Successivamente, la legge Madia del 2014 ha sancito che i pensionati non possono essere dirigenti pubblici: o meglio, quelli che ci sono rimangono, ma non possono essere nominati o rinnovati. Ciucci avrebbe dunque cessato in ogni caso la sua avventura ai vertici dell'Anas al più tardi nel maggio 2016, alla scadenza dell'attuale mandato di presidente.

Ancora più pesante, probabilmente, la vicenda dei tre viadotti crollati, raccontata sopra: anche qui nessuna responsabilità accertata né indagine a carico di Ciucci, ma la spinta a "rinnovare".

Eppure in termini di gestione Ciucci può vantare di aver riportato la società in utile in soli tre anni, dal 2008, dal buco di 500 milioni con cui l'aveva presa nel 2005. E tale utile si è sempre mantenuto negli anni (dovrebbe essere di circa 16 milioni nel 2014).

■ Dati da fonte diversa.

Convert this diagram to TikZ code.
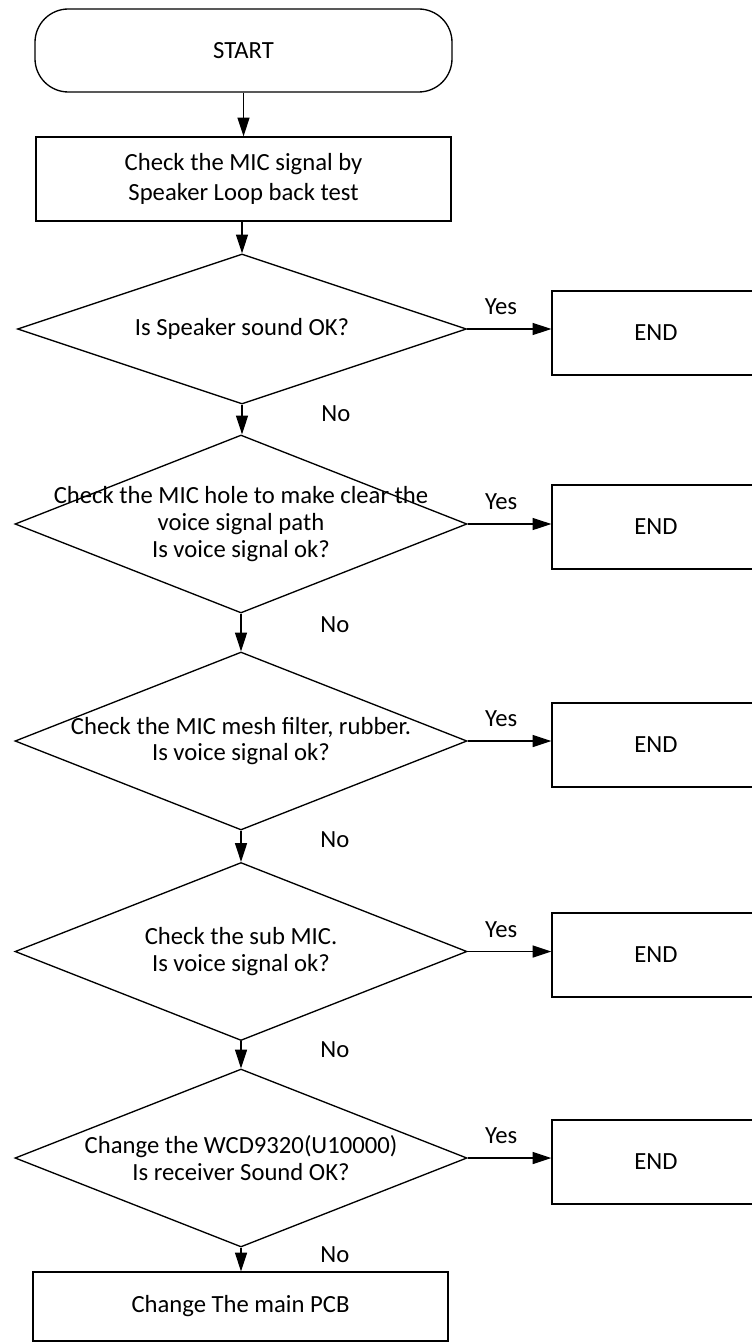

L'Anas comunque, nonostante sia formalmente una società per azioni dal 2002, resta controllata al 100% dal Tesoro e resta in sostanza ancora un ente pubblico, senza attività di mercato: anche se lo Stato non versa più dal 2011 alcun corrispettivo per la gestione, le risorse per l'attività ordinaria (compresa manutenzione) arrivano per la quasi totalità (a parte marginali entrate proprie) dai canoni versati dalle società concessionarie autostradali, e quelle per gli investimenti arrivano dallo Stato.

Uno dei nodi da affrontare, dunque, per il Ministro Delrio e l'esecutivo Renzi, è se riprendere in mano il progetto di Tremonti di mettere a pedaggio le autostrade Anas (GRA di Roma, Salerno-Reggio) e le superstrade.

C'è poi il tema della manutenzione ordinaria, del controllo della sicurezza sulla rete e dello stato della manutenzione, tema emerso con urgenza dalle vicende dei viadotti degli ultimi mesi.